## Work to complete
Copy the data exactly; pictures stay out of the copy.

(Collected data)
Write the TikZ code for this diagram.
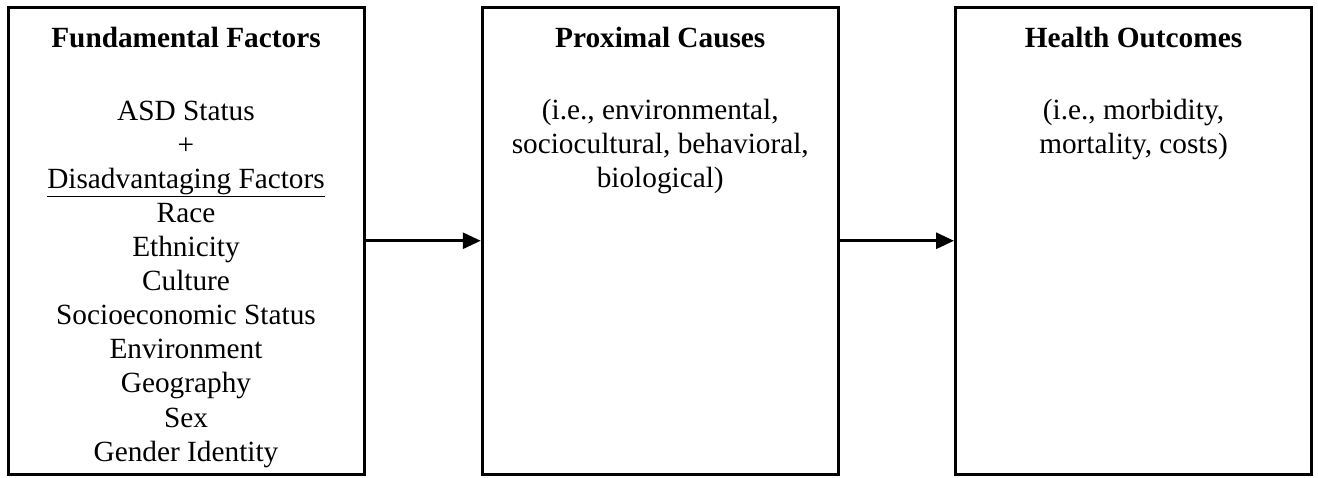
\documentclass[tikz,border=0pt]{standalone}
\usepackage{fontspec}
\setmainfont{Liberation Serif}
\usepackage{tikz}
\usetikzlibrary{arrows.meta,positioning}

\newcommand{\diagfont}{\fontsize{29.3}{34.1}\selectfont}

\tikzset{
  stagebox/.style={draw, line width=3pt, minimum width=356pt, minimum height=466.5pt, inner sep=0pt},
  boxhead/.style={font=\diagfont\bfseries, inner sep=0pt},
  boxbody/.style={font=\diagfont, align=center, inner sep=0pt},
  flow/.style={line width=3pt, -{Triangle[length=18pt,width=16pt]}},
}

\begin{document}
\begin{tikzpicture}[x=1pt,y=-1pt]
  \useasboundingbox (0,0) rectangle (1318,477);
  % the three stages
  \node[stagebox] (fund) at (186,240.75) {};
  \node[stagebox] (prox) at (660.25,240.75) {};
  \node[stagebox] (outc) at (1133.5,240.75) {};
  % headings
  \node[boxhead, below=20.5pt of fund.north] (fundhead) {Fundamental Factors};
  \node[boxhead, below=20.5pt of prox.north] (proxhead) {Proximal Causes};
  \node[boxhead, below=20.5pt of outc.north] (outchead) {Health Outcomes};
  % contents
  \node[boxbody, below=53pt of fundhead] (fundbody) {ASD Status\\ +\\ \underline{Disadvantaging Factors}\\ Race\\ Ethnicity\\ Culture\\ Socioeconomic Status\\ Environment\\ Geography\\ Sex\\ Gender Identity};
  \node[boxbody, below=51pt of proxhead] (proxbody) {(i.e., environmental,\\ sociocultural, behavioral,\\ biological)};
  \node[boxbody, below=51pt of outchead] (outcbody) {(i.e., morbidity,\\ mortality, costs)};
  % flow between stages
  \draw[flow] (fund.east) -- (prox.west);
  \draw[flow] (prox.east) -- (outc.west);
\end{tikzpicture}
\end{document}
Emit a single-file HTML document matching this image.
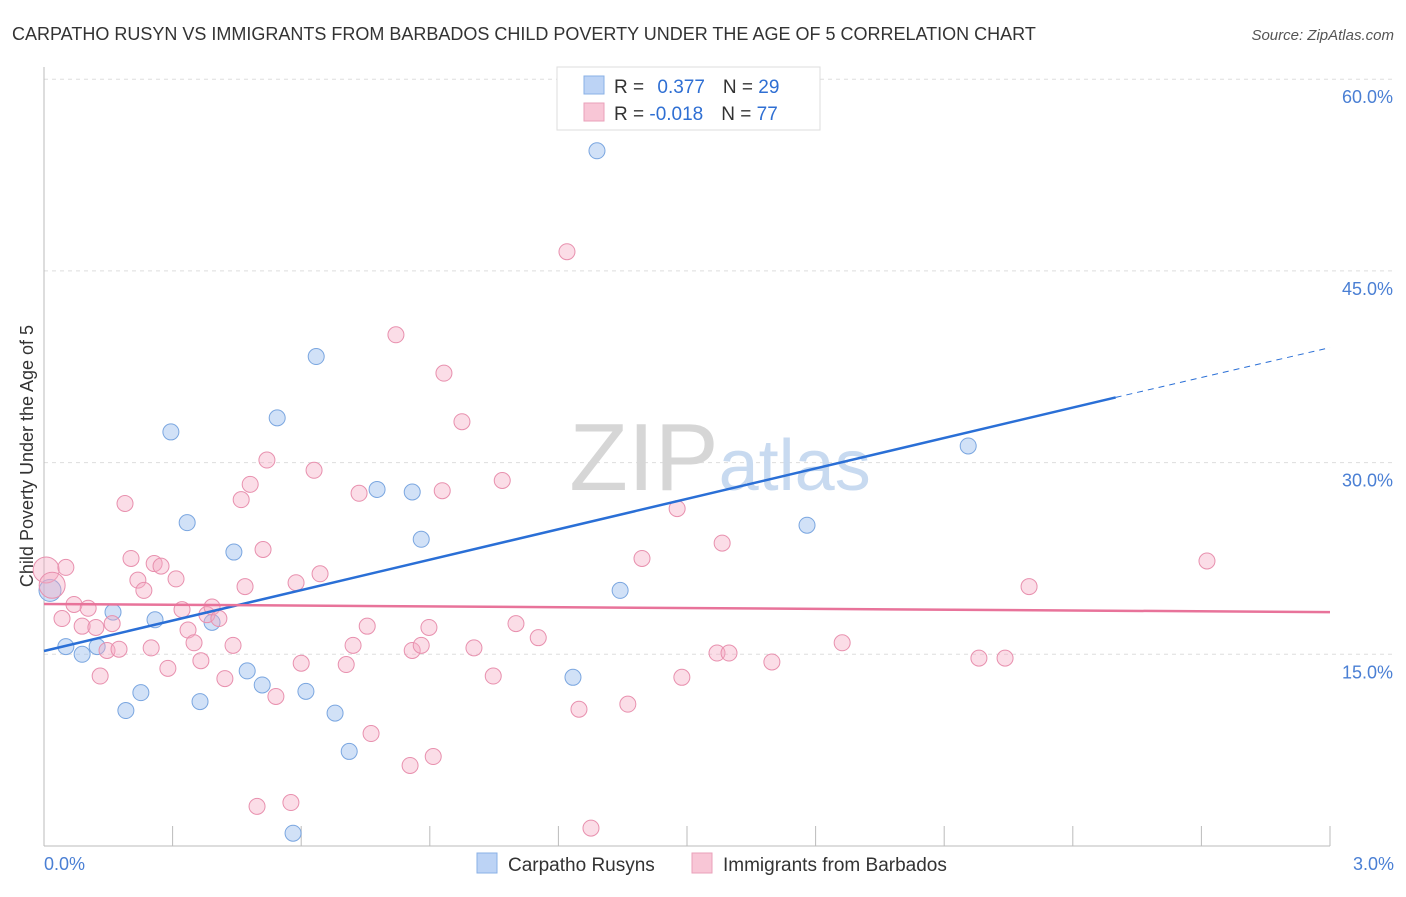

## Written response
Write the TikZ code for this diagram.
\documentclass[tikz,border=0pt]{standalone}
\usepackage{fontspec}
\setmainfont{Liberation Serif}
\usepackage{tikz}
\usetikzlibrary{arrows.meta,positioning}

\newcommand{\diagfont}{\fontsize{29.3}{34.1}\selectfont}

\tikzset{
  stagebox/.style={draw, line width=3pt, minimum width=356pt, minimum height=466.5pt, inner sep=0pt},
  boxhead/.style={font=\diagfont\bfseries, inner sep=0pt},
  boxbody/.style={font=\diagfont, align=center, inner sep=0pt},
  flow/.style={line width=3pt, -{Triangle[length=18pt,width=16pt]}},
}

\begin{document}
\begin{tikzpicture}[x=1pt,y=-1pt]
  \useasboundingbox (0,0) rectangle (1318,477);
  % the three stages
  \node[stagebox] (fund) at (186,240.75) {};
  \node[stagebox] (prox) at (660.25,240.75) {};
  \node[stagebox] (outc) at (1133.5,240.75) {};
  % headings
  \node[boxhead, below=20.5pt of fund.north] (fundhead) {Fundamental Factors};
  \node[boxhead, below=20.5pt of prox.north] (proxhead) {Proximal Causes};
  \node[boxhead, below=20.5pt of outc.north] (outchead) {Health Outcomes};
  % contents
  \node[boxbody, below=53pt of fundhead] (fundbody) {ASD Status\\ +\\ \underline{Disadvantaging Factors}\\ Race\\ Ethnicity\\ Culture\\ Socioeconomic Status\\ Environment\\ Geography\\ Sex\\ Gender Identity};
  \node[boxbody, below=51pt of proxhead] (proxbody) {(i.e., environmental,\\ sociocultural, behavioral,\\ biological)};
  \node[boxbody, below=51pt of outchead] (outcbody) {(i.e., morbidity,\\ mortality, costs)};
  % flow between stages
  \draw[flow] (fund.east) -- (prox.west);
  \draw[flow] (prox.east) -- (outc.west);
\end{tikzpicture}
\end{document}
Emit a single-file HTML document matching this image.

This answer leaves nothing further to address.